■ Supplied records
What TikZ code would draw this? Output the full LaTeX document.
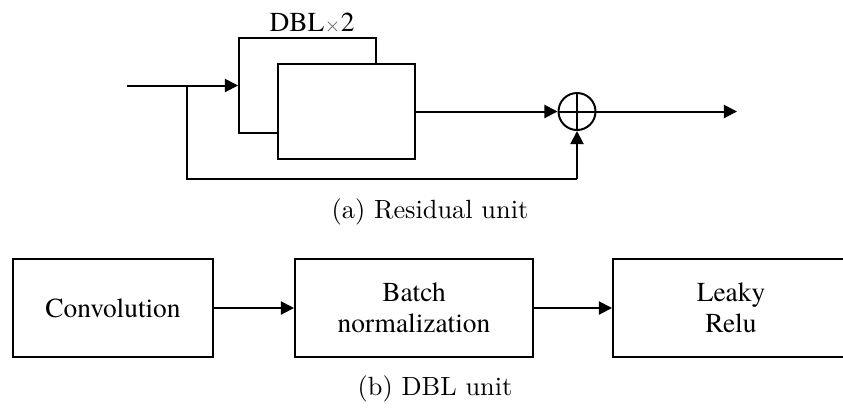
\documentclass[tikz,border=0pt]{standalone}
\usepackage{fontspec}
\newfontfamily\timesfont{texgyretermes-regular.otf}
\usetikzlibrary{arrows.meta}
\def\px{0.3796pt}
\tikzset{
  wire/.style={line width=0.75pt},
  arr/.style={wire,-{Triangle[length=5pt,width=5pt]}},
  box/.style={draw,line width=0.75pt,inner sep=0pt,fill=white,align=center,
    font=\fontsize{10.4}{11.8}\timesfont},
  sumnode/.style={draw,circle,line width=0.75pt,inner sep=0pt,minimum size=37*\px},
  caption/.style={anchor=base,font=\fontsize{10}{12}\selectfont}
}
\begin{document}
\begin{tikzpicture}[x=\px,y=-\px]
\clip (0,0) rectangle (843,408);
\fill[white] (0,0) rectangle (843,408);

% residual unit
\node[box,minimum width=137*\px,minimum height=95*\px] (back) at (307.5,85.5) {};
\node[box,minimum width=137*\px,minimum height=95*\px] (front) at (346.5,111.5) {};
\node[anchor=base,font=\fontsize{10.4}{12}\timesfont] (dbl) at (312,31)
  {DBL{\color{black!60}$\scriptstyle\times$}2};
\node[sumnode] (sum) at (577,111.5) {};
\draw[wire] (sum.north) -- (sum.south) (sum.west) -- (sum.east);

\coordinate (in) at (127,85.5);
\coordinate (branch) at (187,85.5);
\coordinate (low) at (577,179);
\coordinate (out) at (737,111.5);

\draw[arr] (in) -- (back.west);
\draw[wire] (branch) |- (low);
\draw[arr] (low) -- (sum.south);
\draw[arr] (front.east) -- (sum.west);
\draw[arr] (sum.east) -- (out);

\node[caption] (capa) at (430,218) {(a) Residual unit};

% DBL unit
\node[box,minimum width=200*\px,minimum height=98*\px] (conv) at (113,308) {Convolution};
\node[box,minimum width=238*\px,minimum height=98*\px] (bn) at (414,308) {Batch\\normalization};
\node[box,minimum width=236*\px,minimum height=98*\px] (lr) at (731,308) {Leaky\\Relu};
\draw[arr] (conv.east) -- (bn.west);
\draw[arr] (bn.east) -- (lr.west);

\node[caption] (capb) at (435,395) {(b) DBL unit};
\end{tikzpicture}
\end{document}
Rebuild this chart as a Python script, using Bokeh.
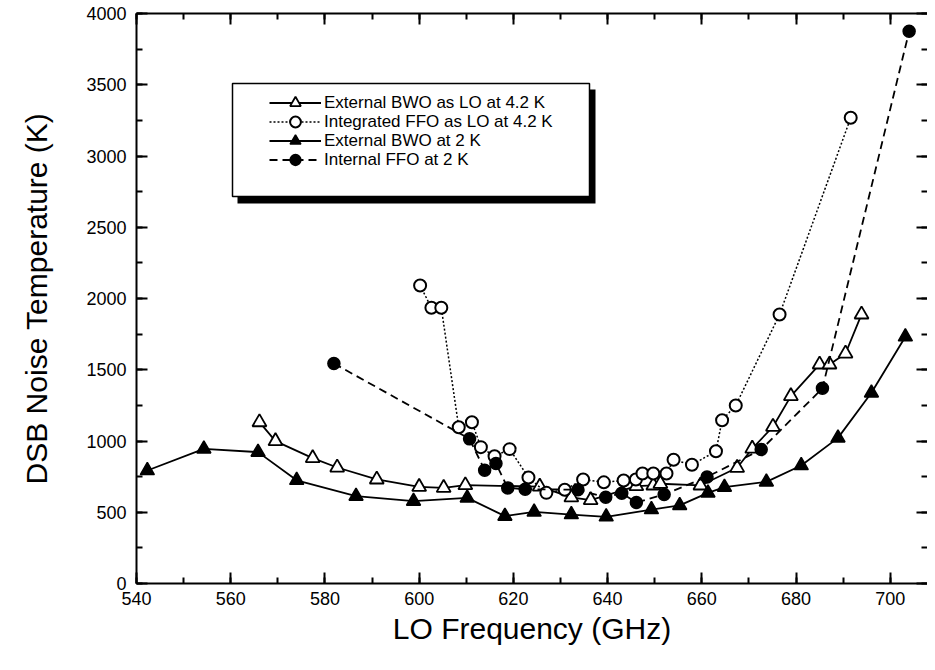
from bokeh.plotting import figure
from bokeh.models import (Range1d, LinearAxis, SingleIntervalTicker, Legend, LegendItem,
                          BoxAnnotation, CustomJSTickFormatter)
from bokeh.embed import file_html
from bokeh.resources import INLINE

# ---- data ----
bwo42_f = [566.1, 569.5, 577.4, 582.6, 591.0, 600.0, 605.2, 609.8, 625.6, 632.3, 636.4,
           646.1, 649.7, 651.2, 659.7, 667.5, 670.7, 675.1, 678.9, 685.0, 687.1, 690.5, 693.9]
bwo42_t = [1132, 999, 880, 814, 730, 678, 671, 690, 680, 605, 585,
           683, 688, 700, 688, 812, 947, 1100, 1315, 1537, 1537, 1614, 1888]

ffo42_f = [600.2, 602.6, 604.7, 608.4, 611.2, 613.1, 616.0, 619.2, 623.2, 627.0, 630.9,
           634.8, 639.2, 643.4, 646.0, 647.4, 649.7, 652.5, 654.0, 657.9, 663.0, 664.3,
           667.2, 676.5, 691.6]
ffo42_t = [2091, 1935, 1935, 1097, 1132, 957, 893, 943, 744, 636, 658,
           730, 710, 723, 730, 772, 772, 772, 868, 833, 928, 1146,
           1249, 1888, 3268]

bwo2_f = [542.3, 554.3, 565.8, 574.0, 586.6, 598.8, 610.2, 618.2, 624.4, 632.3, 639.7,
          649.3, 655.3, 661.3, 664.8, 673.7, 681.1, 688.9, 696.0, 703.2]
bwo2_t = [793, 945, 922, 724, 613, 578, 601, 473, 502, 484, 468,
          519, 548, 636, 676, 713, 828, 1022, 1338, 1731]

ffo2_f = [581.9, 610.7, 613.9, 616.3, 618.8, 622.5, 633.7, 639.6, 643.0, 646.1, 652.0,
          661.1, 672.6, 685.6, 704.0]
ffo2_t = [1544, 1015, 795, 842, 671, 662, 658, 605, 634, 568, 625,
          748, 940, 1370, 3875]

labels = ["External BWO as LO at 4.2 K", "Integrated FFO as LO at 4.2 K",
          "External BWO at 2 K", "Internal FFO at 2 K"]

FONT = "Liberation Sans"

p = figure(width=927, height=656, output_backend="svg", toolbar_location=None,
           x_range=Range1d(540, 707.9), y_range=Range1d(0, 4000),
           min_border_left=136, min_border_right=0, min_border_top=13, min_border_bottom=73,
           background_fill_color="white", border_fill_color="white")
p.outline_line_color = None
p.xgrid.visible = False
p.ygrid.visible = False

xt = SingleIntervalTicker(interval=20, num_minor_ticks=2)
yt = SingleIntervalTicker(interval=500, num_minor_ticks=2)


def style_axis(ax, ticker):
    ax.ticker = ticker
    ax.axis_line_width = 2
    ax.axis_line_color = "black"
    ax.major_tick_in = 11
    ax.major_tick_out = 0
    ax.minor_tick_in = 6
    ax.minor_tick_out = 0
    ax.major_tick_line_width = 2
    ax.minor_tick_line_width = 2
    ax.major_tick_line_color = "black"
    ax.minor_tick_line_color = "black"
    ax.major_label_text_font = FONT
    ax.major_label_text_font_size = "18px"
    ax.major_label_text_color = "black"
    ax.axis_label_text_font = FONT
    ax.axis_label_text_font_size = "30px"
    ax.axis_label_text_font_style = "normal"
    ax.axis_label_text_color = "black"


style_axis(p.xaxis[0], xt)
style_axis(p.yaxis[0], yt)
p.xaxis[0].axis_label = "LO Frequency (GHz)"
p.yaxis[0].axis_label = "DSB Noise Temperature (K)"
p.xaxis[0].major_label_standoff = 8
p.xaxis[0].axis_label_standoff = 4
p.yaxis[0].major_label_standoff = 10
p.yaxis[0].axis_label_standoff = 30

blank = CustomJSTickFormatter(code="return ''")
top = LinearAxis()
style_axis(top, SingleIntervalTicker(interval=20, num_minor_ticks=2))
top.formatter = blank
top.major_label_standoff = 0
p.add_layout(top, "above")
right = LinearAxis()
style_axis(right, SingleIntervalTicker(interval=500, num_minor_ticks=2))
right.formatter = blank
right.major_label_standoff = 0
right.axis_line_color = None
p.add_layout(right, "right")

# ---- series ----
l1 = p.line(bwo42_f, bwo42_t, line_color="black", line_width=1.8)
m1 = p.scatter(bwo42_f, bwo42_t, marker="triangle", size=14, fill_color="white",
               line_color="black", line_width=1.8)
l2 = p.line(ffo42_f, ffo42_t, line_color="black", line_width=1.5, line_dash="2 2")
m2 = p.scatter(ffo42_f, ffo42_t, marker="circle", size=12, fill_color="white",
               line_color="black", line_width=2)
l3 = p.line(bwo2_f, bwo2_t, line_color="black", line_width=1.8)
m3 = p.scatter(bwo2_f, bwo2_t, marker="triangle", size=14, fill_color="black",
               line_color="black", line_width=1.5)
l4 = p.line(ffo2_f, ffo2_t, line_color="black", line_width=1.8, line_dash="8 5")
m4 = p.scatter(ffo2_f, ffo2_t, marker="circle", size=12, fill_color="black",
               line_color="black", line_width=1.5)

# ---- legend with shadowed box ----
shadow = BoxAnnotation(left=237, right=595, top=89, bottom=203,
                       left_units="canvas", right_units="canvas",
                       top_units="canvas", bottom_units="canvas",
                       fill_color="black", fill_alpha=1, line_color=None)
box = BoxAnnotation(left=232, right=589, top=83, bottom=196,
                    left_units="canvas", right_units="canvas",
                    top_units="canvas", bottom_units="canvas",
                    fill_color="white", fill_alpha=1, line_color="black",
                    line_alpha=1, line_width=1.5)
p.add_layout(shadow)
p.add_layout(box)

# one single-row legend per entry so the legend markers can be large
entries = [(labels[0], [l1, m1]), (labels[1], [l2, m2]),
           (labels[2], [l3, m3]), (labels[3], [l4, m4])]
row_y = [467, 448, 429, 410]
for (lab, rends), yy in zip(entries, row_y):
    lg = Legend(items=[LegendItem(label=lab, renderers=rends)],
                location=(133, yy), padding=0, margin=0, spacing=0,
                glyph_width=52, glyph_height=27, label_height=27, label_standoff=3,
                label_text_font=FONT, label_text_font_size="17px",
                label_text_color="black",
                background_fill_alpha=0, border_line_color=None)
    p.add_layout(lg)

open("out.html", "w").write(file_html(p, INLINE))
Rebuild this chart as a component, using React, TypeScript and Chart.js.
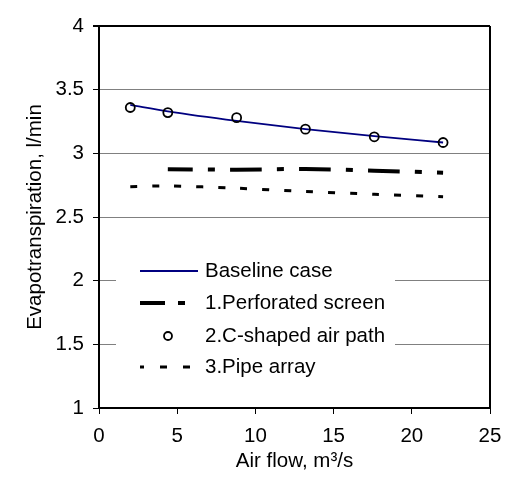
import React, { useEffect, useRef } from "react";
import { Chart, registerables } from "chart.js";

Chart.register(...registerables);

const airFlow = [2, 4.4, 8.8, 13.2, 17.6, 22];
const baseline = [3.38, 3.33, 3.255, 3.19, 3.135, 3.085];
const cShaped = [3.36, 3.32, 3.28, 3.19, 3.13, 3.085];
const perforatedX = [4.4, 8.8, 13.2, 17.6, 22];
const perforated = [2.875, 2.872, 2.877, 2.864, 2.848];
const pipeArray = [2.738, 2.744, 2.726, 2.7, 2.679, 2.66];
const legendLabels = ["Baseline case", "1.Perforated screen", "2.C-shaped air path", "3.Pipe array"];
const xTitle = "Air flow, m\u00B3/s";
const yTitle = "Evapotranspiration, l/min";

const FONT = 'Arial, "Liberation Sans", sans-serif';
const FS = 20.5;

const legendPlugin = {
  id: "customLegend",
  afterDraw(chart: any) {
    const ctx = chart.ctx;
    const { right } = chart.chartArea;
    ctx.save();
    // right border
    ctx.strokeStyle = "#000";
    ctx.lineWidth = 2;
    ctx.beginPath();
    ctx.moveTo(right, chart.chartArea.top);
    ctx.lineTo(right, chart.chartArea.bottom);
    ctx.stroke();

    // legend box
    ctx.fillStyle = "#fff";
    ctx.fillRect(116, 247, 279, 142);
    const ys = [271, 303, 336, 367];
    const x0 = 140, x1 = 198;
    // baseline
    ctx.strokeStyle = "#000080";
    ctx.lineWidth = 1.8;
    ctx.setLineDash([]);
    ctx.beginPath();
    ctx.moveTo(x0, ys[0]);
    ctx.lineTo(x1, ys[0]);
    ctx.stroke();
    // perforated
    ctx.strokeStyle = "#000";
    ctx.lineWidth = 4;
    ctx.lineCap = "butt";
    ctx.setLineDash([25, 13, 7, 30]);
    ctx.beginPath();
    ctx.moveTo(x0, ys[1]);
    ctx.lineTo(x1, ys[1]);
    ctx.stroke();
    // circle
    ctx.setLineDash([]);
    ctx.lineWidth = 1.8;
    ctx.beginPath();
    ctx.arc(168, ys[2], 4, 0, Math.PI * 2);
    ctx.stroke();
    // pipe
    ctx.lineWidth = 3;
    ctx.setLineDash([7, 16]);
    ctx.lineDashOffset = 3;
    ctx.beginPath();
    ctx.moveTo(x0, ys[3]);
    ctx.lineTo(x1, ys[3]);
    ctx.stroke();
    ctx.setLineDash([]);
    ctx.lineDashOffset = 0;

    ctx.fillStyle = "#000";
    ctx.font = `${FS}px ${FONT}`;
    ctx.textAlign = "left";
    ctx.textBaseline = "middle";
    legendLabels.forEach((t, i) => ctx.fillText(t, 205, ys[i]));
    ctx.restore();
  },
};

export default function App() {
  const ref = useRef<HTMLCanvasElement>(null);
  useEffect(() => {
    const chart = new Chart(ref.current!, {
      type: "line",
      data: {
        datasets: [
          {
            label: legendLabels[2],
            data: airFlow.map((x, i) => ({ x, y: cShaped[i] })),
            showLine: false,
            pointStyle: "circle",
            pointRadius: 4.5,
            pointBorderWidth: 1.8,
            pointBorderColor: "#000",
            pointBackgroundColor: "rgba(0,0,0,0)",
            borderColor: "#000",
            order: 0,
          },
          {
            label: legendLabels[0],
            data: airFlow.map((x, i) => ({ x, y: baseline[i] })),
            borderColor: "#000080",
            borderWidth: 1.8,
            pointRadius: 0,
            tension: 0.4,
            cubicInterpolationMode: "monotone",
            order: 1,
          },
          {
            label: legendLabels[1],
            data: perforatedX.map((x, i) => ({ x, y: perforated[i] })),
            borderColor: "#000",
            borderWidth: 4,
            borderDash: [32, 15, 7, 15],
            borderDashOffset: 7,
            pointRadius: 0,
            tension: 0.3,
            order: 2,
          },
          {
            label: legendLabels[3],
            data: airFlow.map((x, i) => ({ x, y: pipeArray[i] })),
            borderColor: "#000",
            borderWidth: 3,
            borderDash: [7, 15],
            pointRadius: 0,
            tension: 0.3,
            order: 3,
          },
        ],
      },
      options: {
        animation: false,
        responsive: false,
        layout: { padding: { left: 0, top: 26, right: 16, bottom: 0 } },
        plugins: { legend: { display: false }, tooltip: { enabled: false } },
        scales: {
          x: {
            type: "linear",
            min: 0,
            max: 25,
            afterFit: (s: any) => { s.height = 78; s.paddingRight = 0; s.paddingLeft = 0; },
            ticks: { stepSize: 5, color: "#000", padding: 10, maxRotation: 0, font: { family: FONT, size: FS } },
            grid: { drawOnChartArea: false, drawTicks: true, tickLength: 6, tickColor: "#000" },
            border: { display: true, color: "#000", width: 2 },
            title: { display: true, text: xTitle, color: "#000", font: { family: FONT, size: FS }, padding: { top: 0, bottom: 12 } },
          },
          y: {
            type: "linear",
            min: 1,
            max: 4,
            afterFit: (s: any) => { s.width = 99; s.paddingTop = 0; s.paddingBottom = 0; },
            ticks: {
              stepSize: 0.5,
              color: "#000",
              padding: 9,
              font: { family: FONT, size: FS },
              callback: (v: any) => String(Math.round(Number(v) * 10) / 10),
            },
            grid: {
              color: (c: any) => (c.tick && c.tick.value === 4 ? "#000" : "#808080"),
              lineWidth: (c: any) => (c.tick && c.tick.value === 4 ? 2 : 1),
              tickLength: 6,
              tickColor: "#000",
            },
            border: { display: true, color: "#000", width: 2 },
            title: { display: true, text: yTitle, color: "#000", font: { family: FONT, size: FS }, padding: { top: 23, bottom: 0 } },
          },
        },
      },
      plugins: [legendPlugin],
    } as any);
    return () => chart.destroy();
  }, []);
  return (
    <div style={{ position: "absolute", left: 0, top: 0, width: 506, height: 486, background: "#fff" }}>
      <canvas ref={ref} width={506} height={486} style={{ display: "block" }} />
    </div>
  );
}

■ Exercise details
Tally the lines in the listing that hold "code" and report the number alone.

■ Final result
2